# WHAT IS BEING ASKED
Without including the pictures, copy out every line below.

# DATASET SECTION
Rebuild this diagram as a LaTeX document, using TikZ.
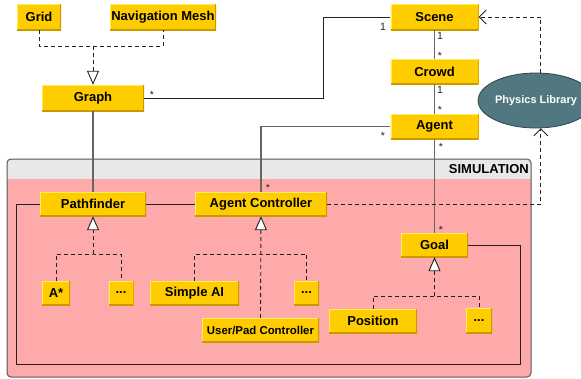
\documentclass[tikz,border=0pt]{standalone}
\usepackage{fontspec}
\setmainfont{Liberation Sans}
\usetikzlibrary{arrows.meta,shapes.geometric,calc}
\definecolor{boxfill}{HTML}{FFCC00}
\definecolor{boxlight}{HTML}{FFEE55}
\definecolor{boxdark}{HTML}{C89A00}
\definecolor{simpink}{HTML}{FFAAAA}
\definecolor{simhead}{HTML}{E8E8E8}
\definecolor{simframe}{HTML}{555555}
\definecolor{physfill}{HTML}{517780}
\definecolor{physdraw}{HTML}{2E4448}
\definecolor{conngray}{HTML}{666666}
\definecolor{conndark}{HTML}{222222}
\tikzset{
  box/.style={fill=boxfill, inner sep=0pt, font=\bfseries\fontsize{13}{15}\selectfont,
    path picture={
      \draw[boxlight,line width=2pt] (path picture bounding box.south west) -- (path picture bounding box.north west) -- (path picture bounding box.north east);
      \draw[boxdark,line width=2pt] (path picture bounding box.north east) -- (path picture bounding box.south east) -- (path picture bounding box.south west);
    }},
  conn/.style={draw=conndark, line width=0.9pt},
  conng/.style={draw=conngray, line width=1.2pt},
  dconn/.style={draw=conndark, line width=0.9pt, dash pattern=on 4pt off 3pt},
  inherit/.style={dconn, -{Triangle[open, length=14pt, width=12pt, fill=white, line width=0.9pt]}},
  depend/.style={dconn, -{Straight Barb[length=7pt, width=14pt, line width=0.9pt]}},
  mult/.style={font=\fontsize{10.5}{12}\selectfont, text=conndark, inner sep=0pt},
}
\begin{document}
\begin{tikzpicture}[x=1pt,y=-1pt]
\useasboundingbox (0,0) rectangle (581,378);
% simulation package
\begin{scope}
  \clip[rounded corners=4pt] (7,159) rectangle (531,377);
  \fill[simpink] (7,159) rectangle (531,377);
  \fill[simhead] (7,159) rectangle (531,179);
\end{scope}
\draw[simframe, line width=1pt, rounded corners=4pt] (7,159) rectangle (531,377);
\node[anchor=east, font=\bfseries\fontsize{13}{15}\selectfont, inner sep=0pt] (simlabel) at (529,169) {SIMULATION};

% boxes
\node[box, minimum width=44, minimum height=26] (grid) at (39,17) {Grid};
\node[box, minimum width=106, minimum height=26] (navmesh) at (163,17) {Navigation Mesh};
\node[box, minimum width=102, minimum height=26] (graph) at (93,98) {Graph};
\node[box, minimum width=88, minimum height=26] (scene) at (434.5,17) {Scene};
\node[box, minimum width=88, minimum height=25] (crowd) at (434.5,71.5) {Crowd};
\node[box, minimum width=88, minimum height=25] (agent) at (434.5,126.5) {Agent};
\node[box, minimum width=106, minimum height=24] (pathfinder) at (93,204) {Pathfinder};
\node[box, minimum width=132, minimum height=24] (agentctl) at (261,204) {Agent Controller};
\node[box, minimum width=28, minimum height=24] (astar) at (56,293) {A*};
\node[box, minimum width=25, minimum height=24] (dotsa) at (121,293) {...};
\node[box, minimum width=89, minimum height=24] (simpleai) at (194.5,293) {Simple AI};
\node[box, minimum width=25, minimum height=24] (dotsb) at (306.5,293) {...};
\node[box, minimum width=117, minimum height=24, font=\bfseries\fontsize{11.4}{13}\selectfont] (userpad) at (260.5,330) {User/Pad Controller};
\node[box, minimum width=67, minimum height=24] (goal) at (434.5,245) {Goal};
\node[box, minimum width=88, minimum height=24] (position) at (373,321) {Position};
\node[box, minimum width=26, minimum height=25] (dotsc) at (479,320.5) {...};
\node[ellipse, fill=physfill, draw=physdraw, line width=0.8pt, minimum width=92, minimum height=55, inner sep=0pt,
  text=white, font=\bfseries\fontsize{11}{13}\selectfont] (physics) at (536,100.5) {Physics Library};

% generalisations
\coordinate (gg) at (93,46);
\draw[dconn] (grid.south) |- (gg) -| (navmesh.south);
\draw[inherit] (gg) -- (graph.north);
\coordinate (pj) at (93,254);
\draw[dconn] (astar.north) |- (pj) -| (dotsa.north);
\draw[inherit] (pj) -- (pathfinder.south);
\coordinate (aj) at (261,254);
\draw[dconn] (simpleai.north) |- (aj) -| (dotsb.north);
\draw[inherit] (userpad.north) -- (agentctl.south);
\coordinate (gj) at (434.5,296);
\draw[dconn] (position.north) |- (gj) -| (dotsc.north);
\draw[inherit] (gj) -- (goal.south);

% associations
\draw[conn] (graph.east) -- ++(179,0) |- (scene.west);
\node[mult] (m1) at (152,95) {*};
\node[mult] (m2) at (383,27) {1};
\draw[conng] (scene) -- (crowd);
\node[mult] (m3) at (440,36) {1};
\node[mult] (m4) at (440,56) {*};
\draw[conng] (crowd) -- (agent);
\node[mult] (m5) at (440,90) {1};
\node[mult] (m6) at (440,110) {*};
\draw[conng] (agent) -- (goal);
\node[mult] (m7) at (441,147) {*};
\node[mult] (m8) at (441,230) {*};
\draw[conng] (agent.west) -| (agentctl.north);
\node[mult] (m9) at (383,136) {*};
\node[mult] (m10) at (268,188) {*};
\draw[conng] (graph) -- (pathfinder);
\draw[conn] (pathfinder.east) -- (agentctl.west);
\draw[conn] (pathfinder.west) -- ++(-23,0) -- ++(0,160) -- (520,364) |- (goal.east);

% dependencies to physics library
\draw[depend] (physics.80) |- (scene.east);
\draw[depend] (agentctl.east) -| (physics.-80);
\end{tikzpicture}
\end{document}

# SOLUTION
Rebuild this diagram as a LaTeX document, using TikZ.
\documentclass[tikz,border=0pt]{standalone}
\usepackage{fontspec}
\setmainfont{Liberation Sans}
\usetikzlibrary{arrows.meta,shapes.geometric,calc}
\definecolor{boxfill}{HTML}{FFCC00}
\definecolor{boxlight}{HTML}{FFEE55}
\definecolor{boxdark}{HTML}{C89A00}
\definecolor{simpink}{HTML}{FFAAAA}
\definecolor{simhead}{HTML}{E8E8E8}
\definecolor{simframe}{HTML}{555555}
\definecolor{physfill}{HTML}{517780}
\definecolor{physdraw}{HTML}{2E4448}
\definecolor{conngray}{HTML}{666666}
\definecolor{conndark}{HTML}{222222}
\tikzset{
  box/.style={fill=boxfill, inner sep=0pt, font=\bfseries\fontsize{13}{15}\selectfont,
    path picture={
      \draw[boxlight,line width=2pt] (path picture bounding box.south west) -- (path picture bounding box.north west) -- (path picture bounding box.north east);
      \draw[boxdark,line width=2pt] (path picture bounding box.north east) -- (path picture bounding box.south east) -- (path picture bounding box.south west);
    }},
  conn/.style={draw=conndark, line width=0.9pt},
  conng/.style={draw=conngray, line width=1.2pt},
  dconn/.style={draw=conndark, line width=0.9pt, dash pattern=on 4pt off 3pt},
  inherit/.style={dconn, -{Triangle[open, length=14pt, width=12pt, fill=white, line width=0.9pt]}},
  depend/.style={dconn, -{Straight Barb[length=7pt, width=14pt, line width=0.9pt]}},
  mult/.style={font=\fontsize{10.5}{12}\selectfont, text=conndark, inner sep=0pt},
}
\begin{document}
\begin{tikzpicture}[x=1pt,y=-1pt]
\useasboundingbox (0,0) rectangle (581,378);
% simulation package
\begin{scope}
  \clip[rounded corners=4pt] (7,159) rectangle (531,377);
  \fill[simpink] (7,159) rectangle (531,377);
  \fill[simhead] (7,159) rectangle (531,179);
\end{scope}
\draw[simframe, line width=1pt, rounded corners=4pt] (7,159) rectangle (531,377);
\node[anchor=east, font=\bfseries\fontsize{13}{15}\selectfont, inner sep=0pt] (simlabel) at (529,169) {SIMULATION};

% boxes
\node[box, minimum width=44, minimum height=26] (grid) at (39,17) {Grid};
\node[box, minimum width=106, minimum height=26] (navmesh) at (163,17) {Navigation Mesh};
\node[box, minimum width=102, minimum height=26] (graph) at (93,98) {Graph};
\node[box, minimum width=88, minimum height=26] (scene) at (434.5,17) {Scene};
\node[box, minimum width=88, minimum height=25] (crowd) at (434.5,71.5) {Crowd};
\node[box, minimum width=88, minimum height=25] (agent) at (434.5,126.5) {Agent};
\node[box, minimum width=106, minimum height=24] (pathfinder) at (93,204) {Pathfinder};
\node[box, minimum width=132, minimum height=24] (agentctl) at (261,204) {Agent Controller};
\node[box, minimum width=28, minimum height=24] (astar) at (56,293) {A*};
\node[box, minimum width=25, minimum height=24] (dotsa) at (121,293) {...};
\node[box, minimum width=89, minimum height=24] (simpleai) at (194.5,293) {Simple AI};
\node[box, minimum width=25, minimum height=24] (dotsb) at (306.5,293) {...};
\node[box, minimum width=117, minimum height=24, font=\bfseries\fontsize{11.4}{13}\selectfont] (userpad) at (260.5,330) {User/Pad Controller};
\node[box, minimum width=67, minimum height=24] (goal) at (434.5,245) {Goal};
\node[box, minimum width=88, minimum height=24] (position) at (373,321) {Position};
\node[box, minimum width=26, minimum height=25] (dotsc) at (479,320.5) {...};
\node[ellipse, fill=physfill, draw=physdraw, line width=0.8pt, minimum width=92, minimum height=55, inner sep=0pt,
  text=white, font=\bfseries\fontsize{11}{13}\selectfont] (physics) at (536,100.5) {Physics Library};

% generalisations
\coordinate (gg) at (93,46);
\draw[dconn] (grid.south) |- (gg) -| (navmesh.south);
\draw[inherit] (gg) -- (graph.north);
\coordinate (pj) at (93,254);
\draw[dconn] (astar.north) |- (pj) -| (dotsa.north);
\draw[inherit] (pj) -- (pathfinder.south);
\coordinate (aj) at (261,254);
\draw[dconn] (simpleai.north) |- (aj) -| (dotsb.north);
\draw[inherit] (userpad.north) -- (agentctl.south);
\coordinate (gj) at (434.5,296);
\draw[dconn] (position.north) |- (gj) -| (dotsc.north);
\draw[inherit] (gj) -- (goal.south);

% associations
\draw[conn] (graph.east) -- ++(179,0) |- (scene.west);
\node[mult] (m1) at (152,95) {*};
\node[mult] (m2) at (383,27) {1};
\draw[conng] (scene) -- (crowd);
\node[mult] (m3) at (440,36) {1};
\node[mult] (m4) at (440,56) {*};
\draw[conng] (crowd) -- (agent);
\node[mult] (m5) at (440,90) {1};
\node[mult] (m6) at (440,110) {*};
\draw[conng] (agent) -- (goal);
\node[mult] (m7) at (441,147) {*};
\node[mult] (m8) at (441,230) {*};
\draw[conng] (agent.west) -| (agentctl.north);
\node[mult] (m9) at (383,136) {*};
\node[mult] (m10) at (268,188) {*};
\draw[conng] (graph) -- (pathfinder);
\draw[conn] (pathfinder.east) -- (agentctl.west);
\draw[conn] (pathfinder.west) -- ++(-23,0) -- ++(0,160) -- (520,364) |- (goal.east);

% dependencies to physics library
\draw[depend] (physics.80) |- (scene.east);
\draw[depend] (agentctl.east) -| (physics.-80);
\end{tikzpicture}
\end{document}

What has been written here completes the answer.